Calculating DP4 probabilities... Traceback (most recent call last): File "/home/nmr/DP5-master/PyDP4.py", line 843, in main(settings) File "/home/nmr/DP5-master/PyDP4.py", line 529, in main DP4data = DP4.InternalScaling(DP4data) ^^^^^^^^^^^^^^^^^^^^^^^^^^^^ File "/home/nmr/DP5-master/DP4.py", line 139, in InternalScaling DP4data.Hscaled.append(ScaleNMR(Hshifts, Hexp)) ^^^^^^^^^^^^^^^^^^^^^^^ File "/home/nmr/DP5-master/DP4.py", line 151, in ScaleNMR slope, intercept, r_value, p_value, std_err = stats.linregress(expShifts, ^^^^^^^^^^^^^^^^^^^^^^^^^^^ File "/home/nmr/anaconda3/envs/dp5/lib/python3.11/site-packages/scipy/stats/_stats_mstats_common.py", line 157, in linregress raise ValueError("Cannot calculate a linear regression " ValueError: Cannot calculate a linear regression if all x values are identical**

However inspection of the variable that inputs to the regression shows it just contains 6.89,6.89,6.89....

In NMR.py we have :

exp_ind = 0

    for shift ,label in zip( sortedCCalc , sortedClabels):

        if label not in NMRData.Omits:

            ind = tempCCalcs.index(shift)
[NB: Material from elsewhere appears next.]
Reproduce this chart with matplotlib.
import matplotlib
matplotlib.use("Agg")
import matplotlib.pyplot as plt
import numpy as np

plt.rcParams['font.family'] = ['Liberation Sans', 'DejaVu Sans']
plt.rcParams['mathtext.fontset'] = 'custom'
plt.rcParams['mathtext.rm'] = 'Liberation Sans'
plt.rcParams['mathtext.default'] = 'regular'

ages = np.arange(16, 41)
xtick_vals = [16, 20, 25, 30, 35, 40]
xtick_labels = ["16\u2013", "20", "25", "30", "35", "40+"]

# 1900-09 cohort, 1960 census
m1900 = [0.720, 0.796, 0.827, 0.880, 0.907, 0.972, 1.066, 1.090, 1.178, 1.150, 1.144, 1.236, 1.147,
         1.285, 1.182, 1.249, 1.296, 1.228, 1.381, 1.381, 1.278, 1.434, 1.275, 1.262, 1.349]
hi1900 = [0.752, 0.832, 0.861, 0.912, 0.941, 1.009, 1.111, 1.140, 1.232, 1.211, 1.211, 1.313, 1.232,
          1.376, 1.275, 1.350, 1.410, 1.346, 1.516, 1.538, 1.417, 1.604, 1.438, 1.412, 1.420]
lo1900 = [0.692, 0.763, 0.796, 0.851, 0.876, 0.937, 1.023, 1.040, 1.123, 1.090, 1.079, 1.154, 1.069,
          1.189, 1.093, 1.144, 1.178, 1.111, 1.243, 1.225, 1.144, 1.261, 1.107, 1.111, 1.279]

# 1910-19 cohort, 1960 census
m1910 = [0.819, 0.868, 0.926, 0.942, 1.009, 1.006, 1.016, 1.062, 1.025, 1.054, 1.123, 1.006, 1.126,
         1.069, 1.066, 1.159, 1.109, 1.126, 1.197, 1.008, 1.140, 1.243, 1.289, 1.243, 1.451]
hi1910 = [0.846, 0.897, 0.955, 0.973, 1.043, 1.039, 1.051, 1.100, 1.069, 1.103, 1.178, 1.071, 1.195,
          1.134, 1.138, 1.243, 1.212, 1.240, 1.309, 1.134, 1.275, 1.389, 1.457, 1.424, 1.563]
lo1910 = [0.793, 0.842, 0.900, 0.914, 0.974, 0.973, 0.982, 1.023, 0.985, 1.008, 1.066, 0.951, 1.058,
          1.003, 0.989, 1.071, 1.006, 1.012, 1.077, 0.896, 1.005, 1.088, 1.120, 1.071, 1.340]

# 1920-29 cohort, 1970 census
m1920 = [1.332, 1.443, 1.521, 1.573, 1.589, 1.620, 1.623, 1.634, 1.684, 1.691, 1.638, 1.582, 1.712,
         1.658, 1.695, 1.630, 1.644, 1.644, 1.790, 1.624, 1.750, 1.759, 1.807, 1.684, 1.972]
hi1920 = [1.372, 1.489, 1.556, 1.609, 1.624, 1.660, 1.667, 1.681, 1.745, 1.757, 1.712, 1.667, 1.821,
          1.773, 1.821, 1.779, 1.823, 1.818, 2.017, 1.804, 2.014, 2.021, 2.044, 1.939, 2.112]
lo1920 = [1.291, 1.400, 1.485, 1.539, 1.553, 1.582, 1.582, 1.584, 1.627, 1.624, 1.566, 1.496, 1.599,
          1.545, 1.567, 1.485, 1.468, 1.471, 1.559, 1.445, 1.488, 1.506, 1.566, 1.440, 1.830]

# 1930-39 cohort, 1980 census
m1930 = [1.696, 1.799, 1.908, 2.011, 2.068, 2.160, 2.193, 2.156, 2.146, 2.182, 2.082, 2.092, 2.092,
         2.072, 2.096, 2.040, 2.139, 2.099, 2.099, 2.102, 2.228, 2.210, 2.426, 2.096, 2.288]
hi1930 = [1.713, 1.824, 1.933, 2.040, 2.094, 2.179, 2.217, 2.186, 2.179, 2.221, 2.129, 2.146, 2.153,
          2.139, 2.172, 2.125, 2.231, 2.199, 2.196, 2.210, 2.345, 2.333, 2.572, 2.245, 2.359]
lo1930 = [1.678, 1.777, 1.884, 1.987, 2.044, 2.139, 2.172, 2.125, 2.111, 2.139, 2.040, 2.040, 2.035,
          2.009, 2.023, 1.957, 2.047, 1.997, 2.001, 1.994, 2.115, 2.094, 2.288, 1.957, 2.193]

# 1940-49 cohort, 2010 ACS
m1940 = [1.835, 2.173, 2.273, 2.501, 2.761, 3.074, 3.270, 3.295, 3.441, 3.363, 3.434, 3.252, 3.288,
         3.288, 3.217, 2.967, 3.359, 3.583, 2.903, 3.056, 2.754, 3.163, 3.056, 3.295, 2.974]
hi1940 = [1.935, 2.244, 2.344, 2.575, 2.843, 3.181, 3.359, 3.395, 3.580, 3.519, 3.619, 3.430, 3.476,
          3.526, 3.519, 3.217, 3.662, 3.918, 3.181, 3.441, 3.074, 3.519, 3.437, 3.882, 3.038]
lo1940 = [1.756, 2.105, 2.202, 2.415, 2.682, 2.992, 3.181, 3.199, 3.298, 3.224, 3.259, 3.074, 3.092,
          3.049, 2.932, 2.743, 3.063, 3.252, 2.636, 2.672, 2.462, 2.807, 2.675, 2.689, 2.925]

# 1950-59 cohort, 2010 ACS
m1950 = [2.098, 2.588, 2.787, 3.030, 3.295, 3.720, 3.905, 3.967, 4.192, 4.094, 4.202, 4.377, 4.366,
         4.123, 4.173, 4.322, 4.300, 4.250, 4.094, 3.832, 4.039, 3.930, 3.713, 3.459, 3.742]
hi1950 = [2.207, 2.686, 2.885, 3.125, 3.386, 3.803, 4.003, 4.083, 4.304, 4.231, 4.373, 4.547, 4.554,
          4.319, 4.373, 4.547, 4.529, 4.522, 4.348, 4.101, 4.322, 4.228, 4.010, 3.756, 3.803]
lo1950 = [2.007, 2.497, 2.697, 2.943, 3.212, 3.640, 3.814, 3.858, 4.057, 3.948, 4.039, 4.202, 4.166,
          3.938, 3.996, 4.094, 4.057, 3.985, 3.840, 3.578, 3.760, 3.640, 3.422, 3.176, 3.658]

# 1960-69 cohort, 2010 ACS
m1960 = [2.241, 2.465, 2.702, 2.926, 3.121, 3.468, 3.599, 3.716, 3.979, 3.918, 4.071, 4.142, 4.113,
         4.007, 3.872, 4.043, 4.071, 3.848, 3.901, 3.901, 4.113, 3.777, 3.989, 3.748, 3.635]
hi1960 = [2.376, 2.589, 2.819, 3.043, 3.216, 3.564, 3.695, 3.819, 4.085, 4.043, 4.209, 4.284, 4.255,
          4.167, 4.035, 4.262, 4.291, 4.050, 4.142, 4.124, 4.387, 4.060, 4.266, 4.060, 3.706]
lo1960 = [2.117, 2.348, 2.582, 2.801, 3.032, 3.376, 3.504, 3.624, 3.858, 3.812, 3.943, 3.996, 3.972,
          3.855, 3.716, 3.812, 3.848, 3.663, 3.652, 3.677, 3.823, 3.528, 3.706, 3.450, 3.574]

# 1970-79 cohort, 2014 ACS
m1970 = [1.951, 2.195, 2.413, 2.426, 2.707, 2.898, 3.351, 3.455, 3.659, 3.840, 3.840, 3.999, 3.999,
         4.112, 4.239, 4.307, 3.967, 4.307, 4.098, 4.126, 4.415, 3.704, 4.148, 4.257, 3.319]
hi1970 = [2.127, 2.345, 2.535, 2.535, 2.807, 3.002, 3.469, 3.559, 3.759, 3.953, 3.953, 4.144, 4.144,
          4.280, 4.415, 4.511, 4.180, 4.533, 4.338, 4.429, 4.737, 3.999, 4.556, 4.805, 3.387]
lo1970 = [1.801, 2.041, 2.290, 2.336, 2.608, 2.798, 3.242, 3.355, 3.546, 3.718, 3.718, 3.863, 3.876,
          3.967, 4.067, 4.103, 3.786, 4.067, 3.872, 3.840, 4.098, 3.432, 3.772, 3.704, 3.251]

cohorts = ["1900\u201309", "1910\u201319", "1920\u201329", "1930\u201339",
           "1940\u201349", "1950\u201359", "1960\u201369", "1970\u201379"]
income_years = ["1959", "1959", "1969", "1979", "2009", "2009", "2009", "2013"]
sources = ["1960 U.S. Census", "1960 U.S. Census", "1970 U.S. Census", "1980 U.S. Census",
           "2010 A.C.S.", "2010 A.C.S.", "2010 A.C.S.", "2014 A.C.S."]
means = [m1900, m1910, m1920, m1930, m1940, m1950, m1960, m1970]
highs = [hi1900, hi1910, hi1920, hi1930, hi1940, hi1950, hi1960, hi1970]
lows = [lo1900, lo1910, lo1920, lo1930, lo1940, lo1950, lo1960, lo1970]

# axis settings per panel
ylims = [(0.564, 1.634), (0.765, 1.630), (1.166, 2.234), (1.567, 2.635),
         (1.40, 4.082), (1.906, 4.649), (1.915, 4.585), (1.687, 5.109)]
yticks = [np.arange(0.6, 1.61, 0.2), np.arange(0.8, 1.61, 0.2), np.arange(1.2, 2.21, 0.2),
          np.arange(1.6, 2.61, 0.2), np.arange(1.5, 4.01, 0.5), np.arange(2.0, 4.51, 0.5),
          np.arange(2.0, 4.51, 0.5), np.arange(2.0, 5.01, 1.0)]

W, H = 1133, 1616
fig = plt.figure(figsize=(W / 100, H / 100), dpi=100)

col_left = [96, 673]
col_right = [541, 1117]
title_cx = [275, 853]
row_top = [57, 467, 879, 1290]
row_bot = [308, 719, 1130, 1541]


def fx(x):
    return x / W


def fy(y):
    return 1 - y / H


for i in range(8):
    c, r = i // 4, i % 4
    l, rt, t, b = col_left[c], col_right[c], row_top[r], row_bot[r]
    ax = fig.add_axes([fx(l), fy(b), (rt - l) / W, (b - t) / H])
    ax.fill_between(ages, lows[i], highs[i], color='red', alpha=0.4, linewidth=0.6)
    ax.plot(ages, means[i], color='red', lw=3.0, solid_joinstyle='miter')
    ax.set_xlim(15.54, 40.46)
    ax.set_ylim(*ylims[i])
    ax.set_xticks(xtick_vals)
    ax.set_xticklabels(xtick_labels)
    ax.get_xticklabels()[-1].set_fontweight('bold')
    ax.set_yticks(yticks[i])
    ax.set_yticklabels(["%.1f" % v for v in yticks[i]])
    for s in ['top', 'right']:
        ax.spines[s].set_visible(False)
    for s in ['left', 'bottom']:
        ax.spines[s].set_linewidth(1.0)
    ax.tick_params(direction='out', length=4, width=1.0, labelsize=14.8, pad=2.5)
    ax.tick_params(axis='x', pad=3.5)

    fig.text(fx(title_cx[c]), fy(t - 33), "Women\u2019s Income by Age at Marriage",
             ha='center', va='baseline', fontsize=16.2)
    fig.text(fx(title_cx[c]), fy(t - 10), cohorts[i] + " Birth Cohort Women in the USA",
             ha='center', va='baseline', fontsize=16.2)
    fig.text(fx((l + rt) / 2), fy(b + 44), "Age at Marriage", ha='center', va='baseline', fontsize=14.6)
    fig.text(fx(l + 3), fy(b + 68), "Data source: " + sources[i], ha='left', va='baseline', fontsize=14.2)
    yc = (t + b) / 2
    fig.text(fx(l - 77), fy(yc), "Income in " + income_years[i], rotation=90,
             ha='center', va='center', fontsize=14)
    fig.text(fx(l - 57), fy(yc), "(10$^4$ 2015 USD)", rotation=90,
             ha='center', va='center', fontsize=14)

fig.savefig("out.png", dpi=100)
            assignedCExp[ind] = sortedCExp[exp_ind]

            tempCCalcs[ind] = ''

            exp_ind += 1

    # Proton

    exp_ind = 0

    for shift,label in zip( sortedHCalc,sortedHlabels):

        if label not in NMRData.Omits:

            ind = tempHCalcs.index(shift)

            assignedHExp[ind] = sortedHExp[exp_ind]

            tempHCalcs[ind] = ''

    # update isomers class

    iso.Cexp = assignedCExp
    iso.Hexp = assignedHExp

ie there is no increment of the index for reading the proton shifts here. Inserting exp_ind += 1 after tempHCalcs[ind] = '' solves the problem.

HeheHahaHoHoHo commented 1 month ago

Hi, This reply is coming in super late. You are right. My proton assignment was also bugged out with only 1 shift, as you have mentioned. I have added the exp_ind += 1 to run the DP4 calculations and it runs fine now. Only issue I would mention is that trying equivalent H did not work out now. I'm not sure if it is supported because the list length can be different even though the index is shared. Thanks a lot for OP for the assistance

Cheers